The research led by Chinese scientists described a well-preserved, rice grain-sized primitive sponge fossil recovered from 600 million-year-old rocks in southwest China’s Guizhou province, according to a Xinhua report.
“It’s the world’s earliest and most credible fossil record of primitive animal bodies,” said lead author of the research, Maoyan Zhu of the Nanjing Institute of Geology and Palaeontology.
“The discovery will help remove doubts as to whether animals have emerged on Earth 600 million years ago,” Zhu added
The fossilised animal, slightly more than 1.2 mm wide and 1.1 mm tall, displays many characteristics of modern adult sponges, according to an analysis based on advanced imaging techniques.
The specimen is composed of hundreds of thousands of cells, and has a structure consisting of three adjacent hollow tubes sharing a common base, the researchers said.
Flat tile-like features on the fossil’s external surface, punctuated with small pores, resemble pinacocytes on modern sponges, whereas the fossil’s inner surface is covered with a regular pattern of uniform pits, with many pits surrounded by collars, similar to sponge choanocytes.
In addition, it has a simple canal system for water inflow and outflow.
“These features showed it’s a primitive animal very similar to modern sponges and could have lived a filter-feeding life through its simple water canal system on the shallow sea floor,” Zhu said.
Sponges are the most primitive living animals.
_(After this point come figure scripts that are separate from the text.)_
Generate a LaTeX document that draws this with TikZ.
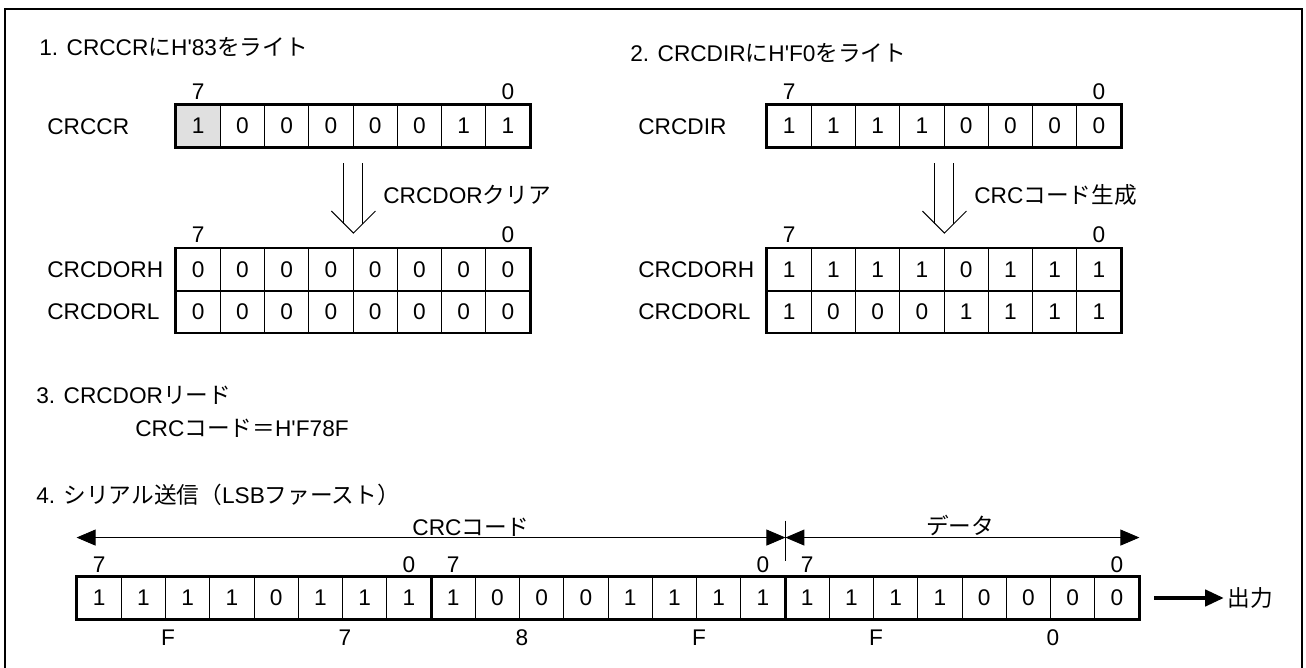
\documentclass[tikz,border=0pt]{standalone}
\usepackage{fontspec}
\setmainfont{Liberation Sans}
\newfontfamily\jpfont{Noto Sans CJK JP}
\usepackage{tikz}
\usetikzlibrary{arrows.meta, calc}

\newcommand{\ja}[1]{{\jpfont #1}}
\newcommand{\q}{\textquotesingle}
% one row of bit cells: name, left x, centre y, bits
\newcommand{\bitrow}[4]{%
  \foreach \b [count=\i] in {#4}
    \node[bitcell] (#1-\i) at ({#2+(\i-0.5)*44.25}, #3) {\b};
}
% hollow double arrow between two registers
\newcommand{\dblarrow}[2]{%
  \coordinate (#1-from) at ($(#1-4.south east)+(0,16)$);
  \coordinate (#2-to) at ($(#2-4.north east)+(0,-15)$);
  \draw[arrowline] ($(#1-from)+(-9.5,0)$) -- ($(#2-to)+(-9.5,-9.5)$);
  \draw[arrowline] ($(#1-from)+(9.5,0)$) -- ($(#2-to)+(9.5,-9.5)$);
  \draw[arrowline] ($(#2-to)+(-22,-22)$) -- (#2-to) -- ($(#2-to)+(22,-22)$);
}

\begin{document}
\begin{tikzpicture}[x=0.02cm, y=-0.02cm, inner sep=0pt,
    font=\fontsize{12.9pt}{15pt}\selectfont,
    bitcell/.style={draw, line width=0.5pt, minimum width=0.885cm,
      minimum height=0.84cm, inner sep=0pt},
    regframe/.style={line width=1.3pt},
    hilite/.style={fill=black!12},
    arrowline/.style={line width=0.6pt},
    dimline/.style={{Triangle[length=0.38cm,width=0.32cm]}-{Triangle[length=0.38cm,width=0.32cm]},
      line width=0.5pt},
    outarrow/.style={-{Triangle[length=0.38cm,width=0.32cm]}, line width=0.09cm}]
  \useasboundingbox (0,0) rectangle (1306,668);
  \draw[line width=1.1pt] (5,670) -- (5,9) -- (1302,9) -- (1302,670);

  % --- 1. write H'83 to CRCCR ---
  \begin{scope}
    \node[anchor=west] (t1) at (39,47) {1. CRCCR\ja{に}H\q 83\ja{をライト}};
    \node[anchor=west] (ccrname) at (47,127) {CRCCR};
    \fill[hilite] (176,105) rectangle ++(44.25,42);
    \bitrow{ccr}{176}{126}{1,0,0,0,0,0,1,1}
    \draw[regframe] (ccr-1.north west) rectangle (ccr-8.south east);
    \node (ccr7) at ($(ccr-1.north)+(0,-13)$) {7};
    \node (ccr0) at ($(ccr-8.north)+(0,-13)$) {0};
    % CRCDOR cleared
    \node[anchor=west] (dh1name) at (47,270) {CRCDORH};
    \node[anchor=west] (dl1name) at (47,312) {CRCDORL};
    \bitrow{dh1}{176}{269.5}{0,0,0,0,0,0,0,0}
    \bitrow{dl1}{176}{311.5}{0,0,0,0,0,0,0,0}
    \draw[regframe] (dh1-1.north west) rectangle (dl1-8.south east);
    \draw[regframe] (dh1-1.south west) -- (dh1-8.south east);
    \node (dh17) at ($(dh1-1.north)+(0,-13)$) {7};
    \node (dh10) at ($(dh1-8.north)+(0,-13)$) {0};
    \dblarrow{ccr}{dh1}
    \node[anchor=west] (clr) at (383,195) {CRCDOR\ja{クリア}};
  \end{scope}

  % --- 2. write H'F0 to CRCDIR ---
  \begin{scope}[shift={(591,0)}]
    \node[anchor=west] (t2) at (39,53) {2. CRCDIR\ja{に}H\q F0\ja{をライト}};
    \node[anchor=west] (dirname) at (47,127) {CRCDIR};
    \bitrow{dir}{176}{126}{1,1,1,1,0,0,0,0}
    \draw[regframe] (dir-1.north west) rectangle (dir-8.south east);
    \node (dir7) at ($(dir-1.north)+(0,-13)$) {7};
    \node (dir0) at ($(dir-8.north)+(0,-13)$) {0};
    % CRC code result
    \node[anchor=west] (dh2name) at (47,270) {CRCDORH};
    \node[anchor=west] (dl2name) at (47,312) {CRCDORL};
    \bitrow{dh2}{176}{269.5}{1,1,1,1,0,1,1,1}
    \bitrow{dl2}{176}{311.5}{1,0,0,0,1,1,1,1}
    \draw[regframe] (dh2-1.north west) rectangle (dl2-8.south east);
    \draw[regframe] (dh2-1.south west) -- (dh2-8.south east);
    \node (dh27) at ($(dh2-1.north)+(0,-13)$) {7};
    \node (dh20) at ($(dh2-8.north)+(0,-13)$) {0};
    \dblarrow{dir}{dh2}
    \node[anchor=west] (gen) at (383,195) {CRC\ja{コード生成}};
  \end{scope}

  % --- 3. read CRCDOR ---
  \node[anchor=west] (t3) at (36,395) {3. CRCDOR\ja{リード}};
  \node[anchor=west] (crcval) at (135,428) {CRC\ja{コード＝}H\q F78F};

  % --- 4. serial transmit, LSB first ---
  \node[anchor=west] (t4) at (36,495) {4. \ja{シリアル送信（}LSB\ja{ファースト）}};
  \bitrow{ser}{77}{598}{1,1,1,1,0,1,1,1,1,0,0,0,1,1,1,1,1,1,1,1,0,0,0,0}
  \draw[regframe] (ser-1.north west) rectangle (ser-24.south east);
  \foreach \k in {8,16}
    \draw[regframe] (ser-\k.north east) -- (ser-\k.south east);
  \foreach \k/\t in {1/7,8/0,9/7,16/0,17/7,24/0}
    \node (bit\k) at ($(ser-\k.north)+(0,-12)$) {\t};
  \foreach \k/\h in {2/F,6/7,10/8,14/F,18/F,22/0}
    \node (hex\k) at ($(ser-\k.south east)+(2,18)$) {\h};
  \coordinate (crcend) at ($(ser-1.north west)+(0,-39)$);
  \coordinate (split) at ($(ser-16.north east)+(0,-39)$);
  \coordinate (datend) at ($(ser-24.north east)+(0,-39)$);
  \draw[dimline] (crcend) -- (split);
  \draw[dimline] (split) -- (datend);
  \draw[line width=0.5pt] ($(split)+(0,-17)$) -- ($(split)+(0,23)$);
  \node (crclbl) at (471,527) {CRC\ja{コード}};
  \node (datlbl) at (960,525) {\ja{データ}};
  \node[anchor=west, inner sep=2pt] (out) at (1224,598) {\ja{出力}};
  \draw[outarrow] ($(ser-24.east)+(15,0)$) -- (out.west);
\end{tikzpicture}
\end{document}
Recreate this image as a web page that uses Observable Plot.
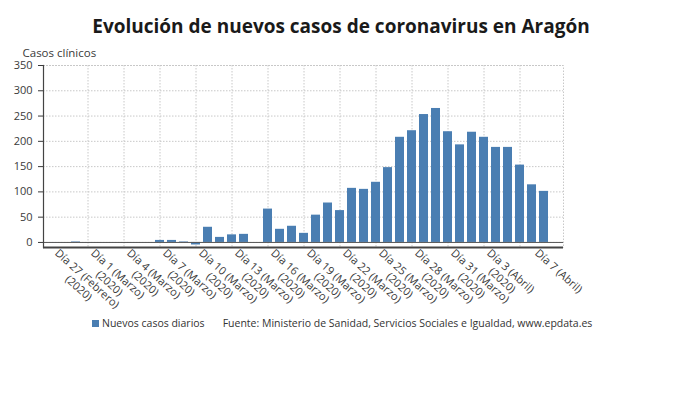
<!DOCTYPE html>
<html>
<head>
<meta charset="utf-8">
<script src="https://cdn.jsdelivr.net/npm/d3@7"></script>
<script src="https://cdn.jsdelivr.net/npm/@observablehq/plot@0.6"></script>
<style>
  body { margin: 0; background: #fff; }
  #wrap { position: relative; width: 690px; height: 406px; font-family: "Open Sans", sans-serif; }
  #title { position: absolute; left: -4px; top: 13.5px; width: 690px; text-align: center; font-weight: 700; font-size: 19px; line-height: 24px; color: #1a1a1a; }
  #chart { position: absolute; left: 0; top: 40px; }
  #legend { position: absolute; left: 92px; top: 315.5px; font-size: 10.5px; line-height: 14px; color: #333; white-space: nowrap; }
  #legend .sw { display: inline-block; width: 7px; height: 7px; margin-right: 3px; vertical-align: 0px; }
</style>
</head>
<body>
<div id="wrap">
  <div id="title">Evolución de nuevos casos de coronavirus en Aragón</div>
  <div id="chart"></div>
  <div id="legend"></div>
</div>
<script>
// ---- data ----
const startDay = "2020-02-27";
const endDay = "2020-04-07";
const days = d3.utcDay.range(new Date(startDay), d3.utcDay.offset(new Date(endDay), 1)).map(d => d3.utcFormat("%Y-%m-%d")(d));
const values = [
  0, 1, 0,                                   // Feb 27-29
  0, 0, 0, 0, 0, 4, 4, 1, -5, 30,            // Mar 1-10
  10, 15, 16, 0, 66, 26, 32, 18, 54, 78,     // Mar 11-20
  63, 107, 105, 119, 148, 208, 221, 253, 265, 219, 193, // Mar 21-31
  218, 208, 188, 188, 153, 114, 101          // Apr 1-7
];
const tickDays = ["2020-02-27","2020-03-01","2020-03-04","2020-03-07","2020-03-10","2020-03-13","2020-03-16","2020-03-19","2020-03-22","2020-03-25","2020-03-28","2020-03-31","2020-04-03","2020-04-07"];
const tickLine1 = ["Día 27 (Febrero)","Día 1 (Marzo)","Día 4 (Marzo)","Día 7 (Marzo)","Día 10 (Marzo)","Día 13 (Marzo)","Día 16 (Marzo)","Día 19 (Marzo)","Día 22 (Marzo)","Día 25 (Marzo)","Día 28 (Marzo)","Día 31 (Marzo)","Día 3 (Abril)","Día 7 (Abril)"];
const tickLine2 = ["(2020)","(2020)","(2020)","(2020)","(2020)","(2020)","(2020)","(2020)","(2020)","(2020)","(2020)","(2020)","(2020)",""];
const gridDays = ["2020-03-01","2020-03-04","2020-03-07","2020-03-10","2020-03-13","2020-03-16","2020-03-19","2020-03-22","2020-03-25","2020-03-28","2020-03-31","2020-04-03","2020-04-06"];
const yTicks = [0, 50, 100, 150, 200, 250, 300, 350];
const yLabel = "Casos clínicos";
const seriesName = "Nuevos casos diarios";
const source = "Fuente: Ministerio de Sanidad, Servicios Sociales e Igualdad, www.epdata.es";
const barColor = "#4a7eb2";

const data = days.map((d, i) => ({day: d, value: values[i]}));
const ticks = tickDays.map((d, i) => ({day: d, l1: tickLine1[i], l2: tickLine2[i]}));

// ---- label geometry ----
const fontSize = 11;
const angle = 42;
const rad = angle * Math.PI / 180;
const ctx = document.createElement("canvas").getContext("2d");
ctx.font = `${fontSize}px "Open Sans"`;
const dx1 = -7.5, dy1 = 4, lh = 12.5;

const line2Marks = ticks.filter(t => t.l2).map(t => {
  const L = ctx.measureText(t.l1).width;
  return Plot.text([t], {
    x: "day", text: "l2", frameAnchor: "bottom", rotate: angle,
    textAnchor: "middle", lineAnchor: "middle",
    dx: dx1 + (L / 2) * Math.cos(rad) - lh * Math.sin(rad),
    dy: dy1 + (L / 2) * Math.sin(rad) + lh * Math.cos(rad),
    fill: "#3a3a3a", fontSize
  });
});

const chart = Plot.plot({
  width: 690,
  height: 270,
  marginLeft: 43,
  marginRight: 127,
  marginTop: 25,
  marginBottom: 63,
  style: {fontFamily: "Open Sans", fontSize: "11px", color: "#3a3a3a", background: "transparent"},
  x: {type: "band", domain: days, paddingInner: 0.26, paddingOuter: 0.97, axis: null},
  y: {domain: [-10, 350], axis: null},
  marks: [
    Plot.gridY(yTicks, {stroke: "#c8c8c8", strokeOpacity: 1, strokeDasharray: "1.5,1.5"}),
    Plot.ruleX(gridDays, {x: d => d, dx: -12, stroke: "#c8c8c8", strokeDasharray: "1.5,1.5"}),
    Plot.frame({stroke: "#c8c8c8", strokeDasharray: "1.5,1.5"}),
    Plot.barY(data, {x: "day", y: "value", fill: barColor}),
    Plot.ruleY([0], {stroke: "#555", strokeWidth: 1}),
    Plot.ruleY([-10], {stroke: "#444", strokeWidth: 2}),
    Plot.frame({anchor: "left", stroke: "#444", strokeWidth: 1.2}),
    Plot.axisY(yTicks, {label: null, tickSize: 5, tickPadding: 6, fontSize: 11, color: "#3a3a3a"}),
    Plot.text([yLabel], {frameAnchor: "top-left", textAnchor: "start", lineAnchor: "middle", dx: -21, dy: -12.5, fill: "#3a3a3a", fontSize: 11.5}),
    Plot.text(ticks, {x: "day", text: "l1", frameAnchor: "bottom", rotate: angle, textAnchor: "start", lineAnchor: "middle", dx: dx1, dy: dy1, fill: "#3a3a3a", fontSize}),
    ...line2Marks
  ]
});
document.getElementById("chart").appendChild(chart);

const lg = document.getElementById("legend");
lg.innerHTML = `<span class="sw" style="background:${barColor}"></span>${seriesName}<span style="display:inline-block;width:18px"></span>${source}`;
</script>
</body>
</html>
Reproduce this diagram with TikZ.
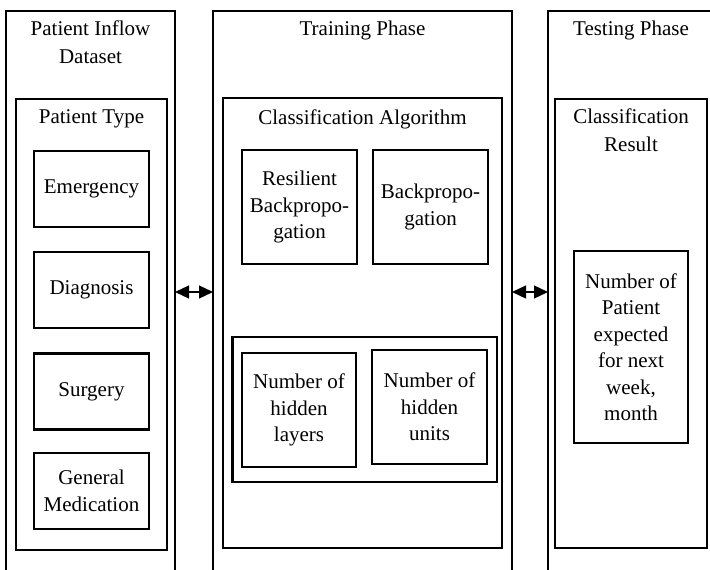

They have only differentiated cells, but no real organs or tissues. The previous oldest known primitive sponge fossil was dated to 530 million years ago, in the early Cambrian period.
There are other isolated objects that have been claimed to be pre-Cambrian fossilised sponges, including a 760 million-year-old fossil from Namibia, but Zhu said they decided to leave aside other discoveries because those objects “did not preserve typical structural characteristics of modern sponges.”